Macanese cuisine is the world's first fusion food — a culinary tradition that evolved over 400 years as Portuguese colonists married local Chinese women and incorporated ingredients from Portugal's trading posts across Africa, India, Southeast Asia, and Japan. The result is a unique cuisine found nowhere else: African chicken (galinha à africana) cooked with coconut and spices, minchi (a comforting stir-fry of minced meat with soy sauce and Worcestershire), and serradura (a layered cream and cookie dessert).
Beyond Macanese cuisine, the territory's food scene is extraordinary for its size.
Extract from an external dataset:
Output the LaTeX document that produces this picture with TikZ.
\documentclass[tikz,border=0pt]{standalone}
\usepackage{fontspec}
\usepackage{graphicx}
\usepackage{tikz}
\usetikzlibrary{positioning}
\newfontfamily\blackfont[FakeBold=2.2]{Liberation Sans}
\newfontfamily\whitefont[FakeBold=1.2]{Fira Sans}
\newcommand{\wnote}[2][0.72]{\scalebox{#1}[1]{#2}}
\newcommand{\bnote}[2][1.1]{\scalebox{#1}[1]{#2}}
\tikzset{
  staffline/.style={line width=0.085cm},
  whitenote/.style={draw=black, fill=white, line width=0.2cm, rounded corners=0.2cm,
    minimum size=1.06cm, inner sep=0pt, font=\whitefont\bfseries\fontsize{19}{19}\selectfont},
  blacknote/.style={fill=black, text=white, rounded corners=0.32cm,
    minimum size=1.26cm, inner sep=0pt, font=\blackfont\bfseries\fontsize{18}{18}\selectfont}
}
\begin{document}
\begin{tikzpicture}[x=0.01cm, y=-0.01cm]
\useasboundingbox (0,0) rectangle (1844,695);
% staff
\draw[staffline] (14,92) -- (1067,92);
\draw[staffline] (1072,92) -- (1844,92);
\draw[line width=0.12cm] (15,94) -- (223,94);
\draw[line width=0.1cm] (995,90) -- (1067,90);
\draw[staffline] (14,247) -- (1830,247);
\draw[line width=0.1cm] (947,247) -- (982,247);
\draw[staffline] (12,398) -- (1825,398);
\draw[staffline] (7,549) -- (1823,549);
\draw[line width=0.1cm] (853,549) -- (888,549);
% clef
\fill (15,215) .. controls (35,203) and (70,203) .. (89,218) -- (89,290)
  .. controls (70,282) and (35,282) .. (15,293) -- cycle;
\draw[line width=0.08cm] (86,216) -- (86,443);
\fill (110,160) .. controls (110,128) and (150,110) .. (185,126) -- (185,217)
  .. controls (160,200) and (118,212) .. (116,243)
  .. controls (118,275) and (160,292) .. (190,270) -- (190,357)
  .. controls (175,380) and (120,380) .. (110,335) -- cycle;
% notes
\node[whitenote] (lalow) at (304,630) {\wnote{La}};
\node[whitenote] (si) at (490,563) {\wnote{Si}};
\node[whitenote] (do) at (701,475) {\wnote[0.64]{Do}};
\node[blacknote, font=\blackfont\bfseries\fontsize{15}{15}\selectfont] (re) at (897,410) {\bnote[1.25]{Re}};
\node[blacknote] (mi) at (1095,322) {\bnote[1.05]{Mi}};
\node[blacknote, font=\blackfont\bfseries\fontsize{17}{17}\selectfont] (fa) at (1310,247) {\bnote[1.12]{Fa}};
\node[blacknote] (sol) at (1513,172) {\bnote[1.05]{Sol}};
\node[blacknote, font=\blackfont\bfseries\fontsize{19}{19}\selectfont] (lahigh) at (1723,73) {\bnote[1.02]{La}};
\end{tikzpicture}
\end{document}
Portuguese restaurants serve authentic bacalhau (salt cod) and vinho verde. Chinese restaurants span Cantonese dim sum to Sichuan hotpot. And the street food — particularly the egg tarts from Lord Stow's Bakery in Coloane Village, the pork chop buns from Tai Lei Loi Kei, and the almond cookies of Koi Kei — has achieved legendary status across Asia. Macau holds more Michelin stars per square kilometer than any other place on Earth.
Macau has no wine production but has a distinctive Portuguese-influenced wine culture unique in Asia. The former Portuguese territory (returned to China in 1999) maintains deep connections to Portuguese wines — Vinho Verde, Douro reds, Port, and Madeira are available throughout the territory's restaurants. Macau's casino culture (the world's largest gambling centre, surpassing Las Vegas) supports high-end wine consumption. The traditional Macanese cuisine — a fusion of Portuguese and Cantonese cooking unlike anything else on Earth — pairs naturally with Portuguese wines. Portuguese-style bars and cafés in the UNESCO-listed historic centre maintain the colonial wine tradition.
✍️ Author's Note Radim Kaufmann
In a Macanese restaurant in Taipa — eating African chicken (Macau's signature fusion dish, Portuguese-spiced with Goan and Malay influences) with a Douro red — the 450-year Portuguese connection was alive in every bite and sip. Macau is the world's most improbable wine city: Portuguese wine culture grafted onto a Chinese gambling paradise.
Macau is reached by frequent ferry and bus services from Hong Kong (about 1 hour by ferry, 45 minutes by bus over the Hong Kong-Zhuhai-Macau Bridge), flights to Macau International Airport from across Asia, and direct border crossings from Zhuhai, China. Many nationalities (including US and EU citizens) can visit visa-free for 30-90 days. Macau uses the pataca (MOP), pegged to the Hong Kong dollar; HKD is accepted everywhere at parity.
The territory is compact enough to explore on foot and by public bus (efficient and cheap). Free shuttle buses run between the ferry terminal, border crossing, and major casinos. The Historic Centre is best explored on foot — comfortable shoes are essential for the cobblestone streets and hills. Portuguese and Chinese are official languages; Cantonese is most widely spoken. English is understood in tourist areas and casinos. The climate is subtropical — spring and autumn are ideal; summers are hot and humid; typhoon season runs from May to October.

Ruins of St. Paul's

Senado Square

The Venetian Macao

Macau Tower
Macau is the most concentrated cultural collision I've experienced anywhere. You can eat a Portuguese egg tart in a shop that faces a Chinese temple, walk past a Baroque church to reach a Cantonese dim sum restaurant, then enter a casino that reproduces Venice's Grand Canal at full scale — all within ten minutes. The territory's density compresses these juxtapositions until they become almost hallucinatory.
But my favorite Macau moment is always in Coloane Village, the quiet fishing village at the territory's southern tip that still feels worlds away from the neon-lit Cotai Strip just a few kilometers north. Here, at Lord Stow's Bakery, you can eat a warm egg tart at an outdoor table, watch old men play cards, and reflect on the strange, beautiful accident of history that created this place.